RECORDED INFORMATION >>

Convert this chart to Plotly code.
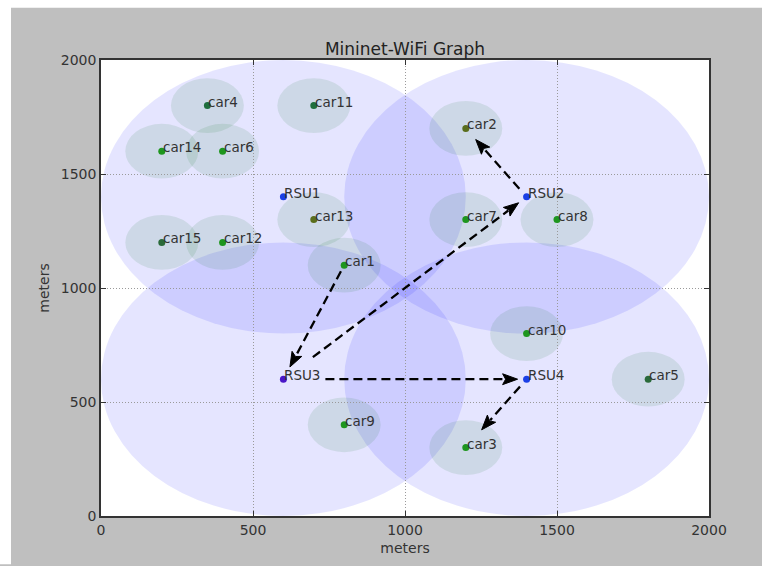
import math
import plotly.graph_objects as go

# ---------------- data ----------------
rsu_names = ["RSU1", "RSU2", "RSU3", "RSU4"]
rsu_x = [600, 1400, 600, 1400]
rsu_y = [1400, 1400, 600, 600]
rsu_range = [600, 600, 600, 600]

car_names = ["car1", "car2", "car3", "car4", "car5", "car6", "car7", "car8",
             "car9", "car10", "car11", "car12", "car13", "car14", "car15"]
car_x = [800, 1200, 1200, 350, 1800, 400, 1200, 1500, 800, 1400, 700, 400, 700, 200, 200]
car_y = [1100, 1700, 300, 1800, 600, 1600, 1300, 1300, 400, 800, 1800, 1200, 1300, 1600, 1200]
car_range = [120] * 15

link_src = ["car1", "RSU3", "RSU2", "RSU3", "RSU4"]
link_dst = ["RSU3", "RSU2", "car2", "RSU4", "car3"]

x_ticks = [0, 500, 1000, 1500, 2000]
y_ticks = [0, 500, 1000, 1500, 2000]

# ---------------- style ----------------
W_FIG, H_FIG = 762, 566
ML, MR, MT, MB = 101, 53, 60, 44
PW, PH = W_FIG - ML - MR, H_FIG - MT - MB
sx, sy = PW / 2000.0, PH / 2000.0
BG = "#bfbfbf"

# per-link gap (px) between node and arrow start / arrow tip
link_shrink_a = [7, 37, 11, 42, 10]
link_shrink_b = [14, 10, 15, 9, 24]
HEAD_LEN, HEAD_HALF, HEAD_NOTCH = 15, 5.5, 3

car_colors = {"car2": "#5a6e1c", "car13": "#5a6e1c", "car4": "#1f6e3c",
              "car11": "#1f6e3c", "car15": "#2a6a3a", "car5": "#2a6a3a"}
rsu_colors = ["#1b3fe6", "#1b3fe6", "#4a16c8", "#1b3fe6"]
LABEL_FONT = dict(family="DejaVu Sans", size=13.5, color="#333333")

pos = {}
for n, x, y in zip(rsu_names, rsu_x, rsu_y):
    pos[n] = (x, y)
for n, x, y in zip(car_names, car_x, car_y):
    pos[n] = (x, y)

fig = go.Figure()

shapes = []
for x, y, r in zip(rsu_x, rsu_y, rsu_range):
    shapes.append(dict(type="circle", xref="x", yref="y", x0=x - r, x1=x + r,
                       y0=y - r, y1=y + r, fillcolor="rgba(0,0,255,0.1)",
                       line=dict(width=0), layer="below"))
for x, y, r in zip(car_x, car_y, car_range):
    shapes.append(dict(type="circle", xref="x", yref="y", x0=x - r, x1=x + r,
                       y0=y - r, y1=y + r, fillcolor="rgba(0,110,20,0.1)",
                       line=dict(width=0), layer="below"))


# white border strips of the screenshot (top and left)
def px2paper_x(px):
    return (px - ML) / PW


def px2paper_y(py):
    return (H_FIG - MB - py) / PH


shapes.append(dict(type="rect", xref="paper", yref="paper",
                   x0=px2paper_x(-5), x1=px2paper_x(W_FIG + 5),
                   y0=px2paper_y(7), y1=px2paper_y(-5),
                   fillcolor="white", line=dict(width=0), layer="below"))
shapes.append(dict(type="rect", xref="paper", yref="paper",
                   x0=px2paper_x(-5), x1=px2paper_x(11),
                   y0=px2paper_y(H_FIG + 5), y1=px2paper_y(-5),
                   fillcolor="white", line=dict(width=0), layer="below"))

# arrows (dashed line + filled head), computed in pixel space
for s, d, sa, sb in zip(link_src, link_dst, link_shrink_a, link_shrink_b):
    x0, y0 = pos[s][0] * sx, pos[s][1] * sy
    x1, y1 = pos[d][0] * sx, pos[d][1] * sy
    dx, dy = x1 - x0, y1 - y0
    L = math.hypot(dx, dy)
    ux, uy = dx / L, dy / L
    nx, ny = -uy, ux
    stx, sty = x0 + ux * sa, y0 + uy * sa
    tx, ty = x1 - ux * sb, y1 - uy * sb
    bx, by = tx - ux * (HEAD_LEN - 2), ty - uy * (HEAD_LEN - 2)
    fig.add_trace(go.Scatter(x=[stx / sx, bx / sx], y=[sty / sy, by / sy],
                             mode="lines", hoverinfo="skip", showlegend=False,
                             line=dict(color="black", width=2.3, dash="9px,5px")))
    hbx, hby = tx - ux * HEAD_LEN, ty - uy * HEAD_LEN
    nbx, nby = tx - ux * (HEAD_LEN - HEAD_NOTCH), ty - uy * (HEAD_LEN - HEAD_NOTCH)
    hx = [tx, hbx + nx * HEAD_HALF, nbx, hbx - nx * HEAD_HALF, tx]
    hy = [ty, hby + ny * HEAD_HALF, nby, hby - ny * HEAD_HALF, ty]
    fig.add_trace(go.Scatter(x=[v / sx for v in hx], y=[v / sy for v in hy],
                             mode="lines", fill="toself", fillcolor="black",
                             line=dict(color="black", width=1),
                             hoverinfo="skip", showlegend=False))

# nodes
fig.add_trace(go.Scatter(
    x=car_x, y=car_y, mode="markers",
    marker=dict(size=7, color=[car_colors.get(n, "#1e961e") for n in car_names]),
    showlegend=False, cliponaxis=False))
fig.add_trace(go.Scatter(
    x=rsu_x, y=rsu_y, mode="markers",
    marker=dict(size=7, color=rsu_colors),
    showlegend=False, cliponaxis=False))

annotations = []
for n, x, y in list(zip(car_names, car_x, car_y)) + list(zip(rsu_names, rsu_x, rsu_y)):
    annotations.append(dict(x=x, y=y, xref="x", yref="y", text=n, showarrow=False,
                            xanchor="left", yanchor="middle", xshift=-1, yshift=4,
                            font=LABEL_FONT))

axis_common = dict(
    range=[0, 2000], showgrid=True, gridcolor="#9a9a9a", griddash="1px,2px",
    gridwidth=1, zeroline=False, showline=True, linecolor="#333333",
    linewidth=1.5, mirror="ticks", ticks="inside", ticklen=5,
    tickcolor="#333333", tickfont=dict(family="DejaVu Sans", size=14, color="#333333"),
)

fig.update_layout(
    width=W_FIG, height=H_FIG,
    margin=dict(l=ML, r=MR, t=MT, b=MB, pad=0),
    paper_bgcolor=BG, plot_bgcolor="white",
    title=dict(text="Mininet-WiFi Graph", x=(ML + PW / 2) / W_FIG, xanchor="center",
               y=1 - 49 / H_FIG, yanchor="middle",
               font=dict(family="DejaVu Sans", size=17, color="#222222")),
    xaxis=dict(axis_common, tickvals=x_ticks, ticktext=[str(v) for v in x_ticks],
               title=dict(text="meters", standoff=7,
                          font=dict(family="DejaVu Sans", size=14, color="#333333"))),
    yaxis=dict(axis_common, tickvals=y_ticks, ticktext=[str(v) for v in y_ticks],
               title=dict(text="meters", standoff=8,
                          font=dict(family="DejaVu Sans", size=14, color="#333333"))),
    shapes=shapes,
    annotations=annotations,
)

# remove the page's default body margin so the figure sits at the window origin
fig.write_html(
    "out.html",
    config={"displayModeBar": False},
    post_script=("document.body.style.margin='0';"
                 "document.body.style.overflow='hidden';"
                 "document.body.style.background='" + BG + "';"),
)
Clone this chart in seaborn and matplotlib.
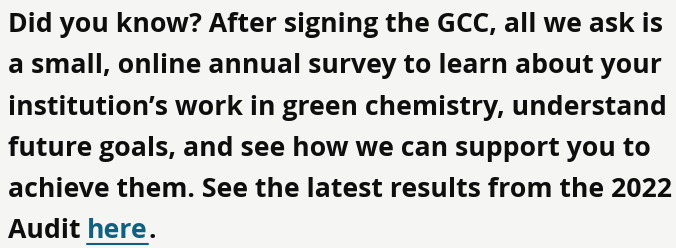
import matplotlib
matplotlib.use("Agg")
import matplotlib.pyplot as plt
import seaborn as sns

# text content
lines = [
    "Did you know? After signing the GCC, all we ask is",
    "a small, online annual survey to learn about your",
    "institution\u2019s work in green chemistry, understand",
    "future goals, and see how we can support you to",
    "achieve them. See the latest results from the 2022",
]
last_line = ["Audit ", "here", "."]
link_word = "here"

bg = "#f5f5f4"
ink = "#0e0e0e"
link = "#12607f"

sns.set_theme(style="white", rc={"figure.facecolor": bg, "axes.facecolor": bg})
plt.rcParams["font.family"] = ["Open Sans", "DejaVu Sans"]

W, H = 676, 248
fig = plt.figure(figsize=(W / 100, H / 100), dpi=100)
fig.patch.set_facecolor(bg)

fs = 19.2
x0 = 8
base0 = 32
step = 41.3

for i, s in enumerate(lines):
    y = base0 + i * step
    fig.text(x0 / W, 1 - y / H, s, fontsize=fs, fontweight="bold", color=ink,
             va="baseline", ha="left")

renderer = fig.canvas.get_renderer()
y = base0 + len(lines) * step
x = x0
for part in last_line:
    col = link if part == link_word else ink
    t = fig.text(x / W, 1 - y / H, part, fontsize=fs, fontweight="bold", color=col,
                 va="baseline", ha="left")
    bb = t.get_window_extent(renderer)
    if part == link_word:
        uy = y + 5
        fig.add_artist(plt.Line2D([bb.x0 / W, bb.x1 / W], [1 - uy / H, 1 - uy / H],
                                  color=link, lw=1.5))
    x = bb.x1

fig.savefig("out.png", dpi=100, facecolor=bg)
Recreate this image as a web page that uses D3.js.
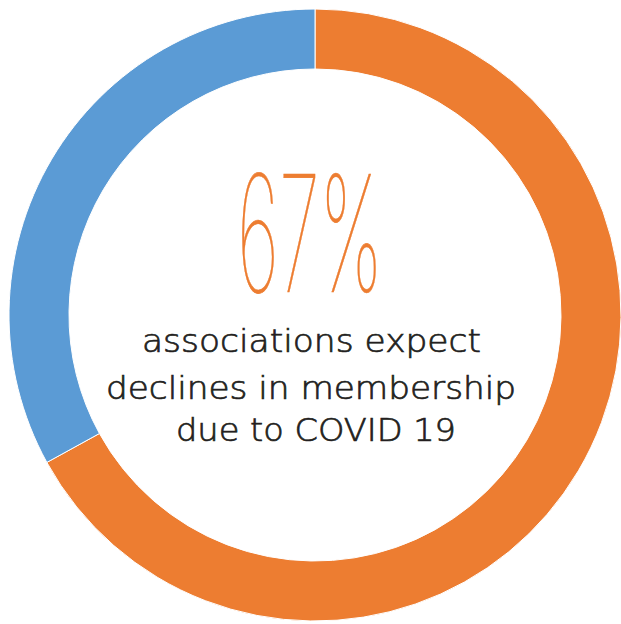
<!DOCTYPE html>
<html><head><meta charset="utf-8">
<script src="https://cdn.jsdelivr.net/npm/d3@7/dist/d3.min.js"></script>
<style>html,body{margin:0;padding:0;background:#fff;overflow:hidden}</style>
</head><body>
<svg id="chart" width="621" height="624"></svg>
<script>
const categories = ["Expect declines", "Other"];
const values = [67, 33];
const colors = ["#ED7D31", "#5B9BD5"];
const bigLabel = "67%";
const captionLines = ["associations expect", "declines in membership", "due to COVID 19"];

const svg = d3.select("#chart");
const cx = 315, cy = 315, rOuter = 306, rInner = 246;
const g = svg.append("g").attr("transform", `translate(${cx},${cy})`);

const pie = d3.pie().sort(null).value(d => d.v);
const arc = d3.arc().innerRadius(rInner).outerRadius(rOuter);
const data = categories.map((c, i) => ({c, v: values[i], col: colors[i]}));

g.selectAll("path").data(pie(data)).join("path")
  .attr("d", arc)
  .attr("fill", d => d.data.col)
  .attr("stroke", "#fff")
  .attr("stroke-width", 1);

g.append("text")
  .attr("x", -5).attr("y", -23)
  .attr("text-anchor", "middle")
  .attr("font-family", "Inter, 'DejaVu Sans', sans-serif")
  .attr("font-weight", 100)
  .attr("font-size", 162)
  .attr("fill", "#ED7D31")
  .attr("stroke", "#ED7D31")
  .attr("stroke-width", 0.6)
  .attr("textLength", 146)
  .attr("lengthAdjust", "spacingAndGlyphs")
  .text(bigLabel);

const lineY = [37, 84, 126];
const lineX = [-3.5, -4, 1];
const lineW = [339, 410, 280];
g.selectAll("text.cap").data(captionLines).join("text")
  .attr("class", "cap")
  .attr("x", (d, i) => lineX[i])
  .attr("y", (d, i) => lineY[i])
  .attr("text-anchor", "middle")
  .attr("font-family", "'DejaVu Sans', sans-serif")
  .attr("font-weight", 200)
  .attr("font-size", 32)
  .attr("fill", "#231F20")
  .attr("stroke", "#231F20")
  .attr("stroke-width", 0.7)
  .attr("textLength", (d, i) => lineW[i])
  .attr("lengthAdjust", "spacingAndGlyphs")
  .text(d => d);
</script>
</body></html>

WHAT THIS TASK INVOLVES >>
Only the lines from the start of the records above through the line containing "rsu_range = [600, 600, 600, 600]" should be returned, exactly and with both ends, please; the pictures stay out.

ANSWER TO THIS EXERCISE >>
Convert this chart to Plotly code.
import math
import plotly.graph_objects as go

# ---------------- data ----------------
rsu_names = ["RSU1", "RSU2", "RSU3", "RSU4"]
rsu_x = [600, 1400, 600, 1400]
rsu_y = [1400, 1400, 600, 600]
rsu_range = [600, 600, 600, 600]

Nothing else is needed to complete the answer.